If no data exists at the destination (for example, because the destination itself does not
yet exist), then using the Import and Export Wizard should be the right choice.
Quick Questions :
1. What is the SQL Server Import and Export Wizard?
Answer :
The Import and Export Wizard is a utility that provides a simplified interface
for developing data movement operations where data is extracted from a
source and loaded into a destination, without the need for any transformations.
2. What is the principal difference between simple and complex data movements?
Answer :
In simple data movements, data is copied from one data store into another one
unmodified, whereas in complex data movements, data is modified (transformed)
before being loaded into the destination data store
Learning SSIS : Introducing Control Flow, Data Flow, and Connection Managers
■■ Connection managers Provide connections to data stores, either as data sources or
data destinations. Because the same data store can play the role of the data source as
well as the data destination, connection managers allow the connection to be defined
once and used many times in the same package (or project).
■■ Control flow Defines both the order of operations and the conditions under which
they will be executed. A package can consist of one or more operations, represented
by control flow tasks. Execution order is defined by how individual tasks are connected
to one another.

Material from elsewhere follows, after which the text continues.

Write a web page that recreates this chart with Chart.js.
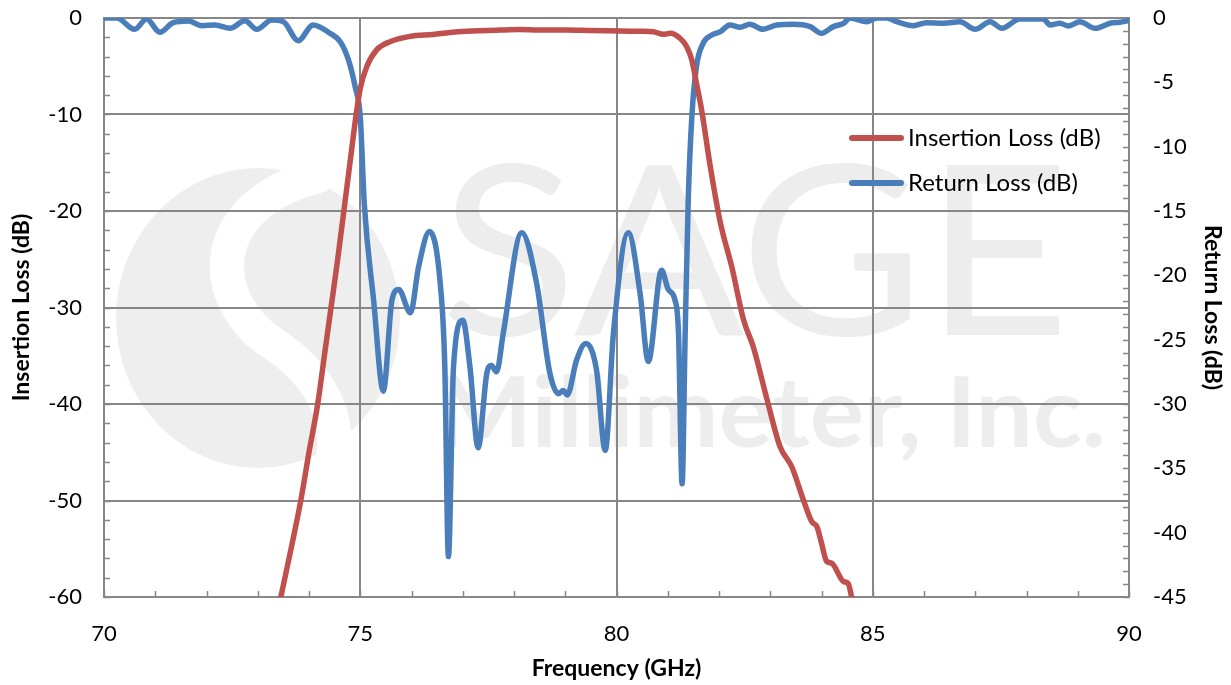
<!DOCTYPE html>
<html>
<head>
<meta charset="utf-8">
<script src="https://cdn.jsdelivr.net/npm/chart.js@4/dist/chart.umd.min.js"></script>
<style>
html,body{margin:0;padding:0;background:#fff;}
#wrap{width:1231px;height:685px;position:relative;}
</style>
</head>
<body>
<div id="wrap"><canvas id="c"></canvas></div>
<script>
// ---- Data ----
const ilFreq = [73.45,73.65,73.84,74.0,74.17,74.3,74.43,74.56,74.68,74.8,74.92,75.0,75.13,75.32,75.58,75.97,76.42,76.75,77.08,77.73,78.1,78.5,79.0,79.5,80.07,80.5,80.72,80.91,81.05,81.24,81.37,81.47,81.56,81.66,81.83,82.03,82.25,82.48,82.67,82.94,83.19,83.42,83.65,83.81,83.91,84.0,84.1,84.2,84.43,84.52,84.6];
const ilDb   = [-60,-55,-50,-45,-40,-35,-30,-25,-20,-15,-10,-7.3,-5.0,-3.3,-2.45,-1.9,-1.7,-1.5,-1.38,-1.25,-1.2,-1.25,-1.25,-1.3,-1.35,-1.38,-1.42,-1.69,-1.59,-2.1,-2.97,-4.35,-6.77,-9.5,-15.4,-21.3,-25.8,-31.3,-34.1,-39.6,-44.4,-46.5,-50.0,-52.2,-52.7,-54.4,-56.3,-56.5,-58.4,-58.6,-60.3];

const rlFreq = [70.0,70.25,70.6,70.83,71.09,71.35,71.65,71.91,72.17,72.46,72.75,72.98,73.27,73.5,73.79,74.08,74.41,74.61,74.77,74.9,75.0,75.08,75.26,75.45,75.62,75.75,75.98,76.14,76.35,76.56,76.65,76.72,76.82,77.0,77.14,77.3,77.47,77.56,77.66,77.79,78.15,78.44,78.7,78.87,78.96,79.04,79.22,79.4,79.61,79.78,79.94,80.23,80.46,80.62,80.88,81.01,81.14,81.21,81.28,81.34,81.4,81.47,81.56,81.69,81.86,82.03,82.21,82.41,82.6,82.86,83.13,83.45,83.78,84.0,84.23,84.43,84.56,84.88,85.08,85.27,85.47,85.79,86.05,86.38,86.7,87.0,87.29,87.52,87.87,88.33,88.46,88.65,88.82,89.04,89.34,89.63,89.82,90.0];
const rlDb   = [0,0,-0.88,-0.08,-1.11,-0.36,-0.23,-0.6,-0.54,-0.8,-0.21,-0.88,-0.16,-0.29,-1.76,-0.54,-1.19,-1.84,-3.26,-5.34,-7.67,-14.5,-21.9,-29.0,-21.9,-21.1,-22.9,-19.3,-16.6,-20.6,-27.1,-41.86,-27.1,-23.5,-27.1,-33.4,-27.6,-27.0,-27.5,-24.5,-16.7,-20.6,-27.6,-29.2,-28.96,-29.3,-26.6,-25.3,-27.35,-33.6,-24.5,-16.7,-21.4,-26.7,-19.6,-21.1,-21.9,-24.5,-36.2,-24.5,-14.1,-7.67,-3.78,-1.97,-1.32,-1.06,-0.54,-0.72,-0.49,-0.88,-0.54,-0.49,-0.67,-1.19,-0.67,-0.41,0,-0.29,0,0,-0.29,-0.6,-0.36,-0.41,-0.29,-0.88,-0.29,-0.8,-0.08,-0.08,-0.54,-0.41,-0.62,-0.29,-0.8,-0.41,-0.33,-0.2];

const seriesNames = ['Insertion Loss (dB)', 'Return Loss (dB)'];
const xTitle = 'Frequency (GHz)';
const yLeftTitle = 'Insertion Loss (dB)';
const yRightTitle = 'Return Loss (dB)';
const watermarkBig = 'SAGE';
const watermarkSmall = 'Millimeter, Inc.';

// ---- Styling ----
const RED = '#C0504D', BLUE = '#4A7EBB', GRID = '#878787';
const FONT = 'Lato, "Open Sans", sans-serif';

function pts(xs, ys){ return xs.map((x,i)=>({x:x, y:ys[i]})); }

const watermark = {
  id:'watermark',
  beforeDraw(chart){
    const ctx = chart.ctx;
    ctx.save();
    ctx.fillStyle = '#eeeeee';
    ctx.beginPath();
    ctx.ellipse(258, 318, 142, 150, 0, 0, Math.PI*2);
    ctx.fill();
    ctx.strokeStyle = '#ffffff';
    ctx.lineWidth = 34;
    ctx.lineCap = 'round';
    ctx.beginPath();
    ctx.moveTo(318, 176);
    ctx.bezierCurveTo(205, 205, 205, 300, 275, 345);
    ctx.bezierCurveTo(320, 375, 345, 420, 330, 470);
    ctx.stroke();
    ctx.fillStyle = '#ededed';
    ctx.textBaseline = 'alphabetic';
    ctx.font = '236px ' + FONT;
    let w = ctx.measureText(watermarkBig).width;
    ctx.save();
    ctx.translate(440, 335);
    ctx.scale(630 / w, 1);
    ctx.fillText(watermarkBig, 0, 0);
    ctx.restore();
    ctx.font = 'bold 98px ' + FONT;
    w = ctx.measureText(watermarkSmall).width;
    ctx.save();
    ctx.translate(436, 447);
    ctx.scale(670 / w, 1);
    ctx.fillText(watermarkSmall, 0, 0);
    ctx.restore();
    ctx.restore();
  }
};

const minorTicks = {
  id:'minorTicks',
  beforeDatasetsDraw(chart){
    const ctx = chart.ctx, a = chart.chartArea;
    const sx = chart.scales.x, yl = chart.scales.y, yr = chart.scales.y2;
    ctx.save();
    ctx.strokeStyle = GRID;
    ctx.lineWidth = 1.5;
    ctx.beginPath();
    for (let v = sx.min; v <= sx.max + 1e-9; v += 1) {
      const px = Math.round(sx.getPixelForValue(v)) + 0.5;
      ctx.moveTo(px, a.bottom); ctx.lineTo(px, a.bottom - 6);
    }
    for (let v = yl.min; v <= yl.max + 1e-9; v += 2) {
      const py = Math.round(yl.getPixelForValue(v)) + 0.5;
      ctx.moveTo(a.left, py); ctx.lineTo(a.left + 6, py);
    }
    for (let v = yr.min; v <= yr.max + 1e-9; v += 1) {
      const py = Math.round(yr.getPixelForValue(v)) + 0.5;
      ctx.moveTo(a.right, py); ctx.lineTo(a.right - 6, py);
    }
    ctx.stroke();
    ctx.restore();
  }
};

const insideLegend = {
  id:'insideLegend',
  afterDraw(chart){
    const ctx = chart.ctx;
    ctx.save();
    ctx.font = '24px ' + FONT;
    ctx.textBaseline = 'middle';
    ctx.fillStyle = '#000';
    chart.data.datasets.forEach((ds, i) => {
      const y = 138 + i * 45;
      ctx.strokeStyle = ds.borderColor;
      ctx.lineWidth = 6;
      ctx.lineCap = 'round';
      ctx.beginPath(); ctx.moveTo(852, y); ctx.lineTo(901, y); ctx.stroke();
      ctx.fillText(ds.label, 908, y);
    });
    ctx.restore();
  }
};

function noPadV(s){ s.paddingTop = 0; s.paddingBottom = 0; }

new Chart(document.getElementById('c'), {
  type:'line',
  data:{
    datasets:[
      {label:seriesNames[0], data:pts(ilFreq, ilDb), borderColor:RED, backgroundColor:RED, borderWidth:5.5, pointRadius:0, cubicInterpolationMode:'monotone', yAxisID:'y', borderCapStyle:'round', borderJoinStyle:'round'},
      {label:seriesNames[1], data:pts(rlFreq, rlDb), borderColor:BLUE, backgroundColor:BLUE, borderWidth:5.5, pointRadius:0, cubicInterpolationMode:'monotone', yAxisID:'y2', borderCapStyle:'round', borderJoinStyle:'round'}
    ]
  },
  options:{
    responsive:true, maintainAspectRatio:false, animation:false,
    layout:{padding:{top:18, left:0, right:0, bottom:0}},
    plugins:{legend:{display:false}, tooltip:{enabled:false}},
    scales:{
      x:{type:'linear', min:70, max:90,
        ticks:{stepSize:5, color:'#000', font:{family:FONT, size:22}, padding:24, maxRotation:0},
        grid:{color:GRID, lineWidth:2, drawTicks:false},
        border:{color:GRID, width:2},
        title:{display:true, text:xTitle, color:'#000', font:{family:FONT, size:23, weight:'bold'}, padding:{top:0,bottom:3}},
        afterFit(s){ s.height = 88; s.paddingLeft = 0; s.paddingRight = 0; }
      },
      y:{position:'left', min:-60, max:0,
        ticks:{stepSize:10, color:'#000', font:{family:FONT, size:22}, padding:22},
        grid:{color:GRID, lineWidth:2, drawTicks:false},
        border:{color:GRID, width:2},
        title:{display:true, text:yLeftTitle, color:'#000', font:{family:FONT, size:23, weight:'bold'}, padding:{top:8,bottom:8}},
        afterFit(s){ s.width = 104; noPadV(s); }
      },
      y2:{position:'right', min:-45, max:0,
        ticks:{stepSize:5, color:'#000', font:{family:FONT, size:22}, padding:24},
        grid:{drawOnChartArea:false, drawTicks:false},
        border:{color:GRID, width:2},
        title:{display:true, text:yRightTitle, color:'#000', font:{family:FONT, size:23, weight:'bold'}, padding:{top:5,bottom:5}},
        afterFit(s){ s.width = 102; noPadV(s); }
      }
    }
  },
  plugins:[watermark, minorTicks, insideLegend]
});
</script>
</body>
</html>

Tasks that do not follow any preceding task as well as tasks that follow
the same preceding task are executed in parallel.
■■ Data flow Encapsulates the data movement components—the ETL:
■ One or more source components, designating the data stores from which the data will be extracted.
■ One or more destination components, designating the data stores into which the
data will be loaded.
■ One or more (optional) transformation components, designating the transformations
through which the data will be passed.
Quick Questions :
1. What is a control flow?
Answer :
In SSIS packages, the control flow defines the tasks used in performing data
management operations; it determines the order in which these tasks are executed
and the conditions of their execution.
2. What is a data flow?
Answer :
In SSIS packages, the data flow is a special control flow task used specifically in
data movement operations and data transformations.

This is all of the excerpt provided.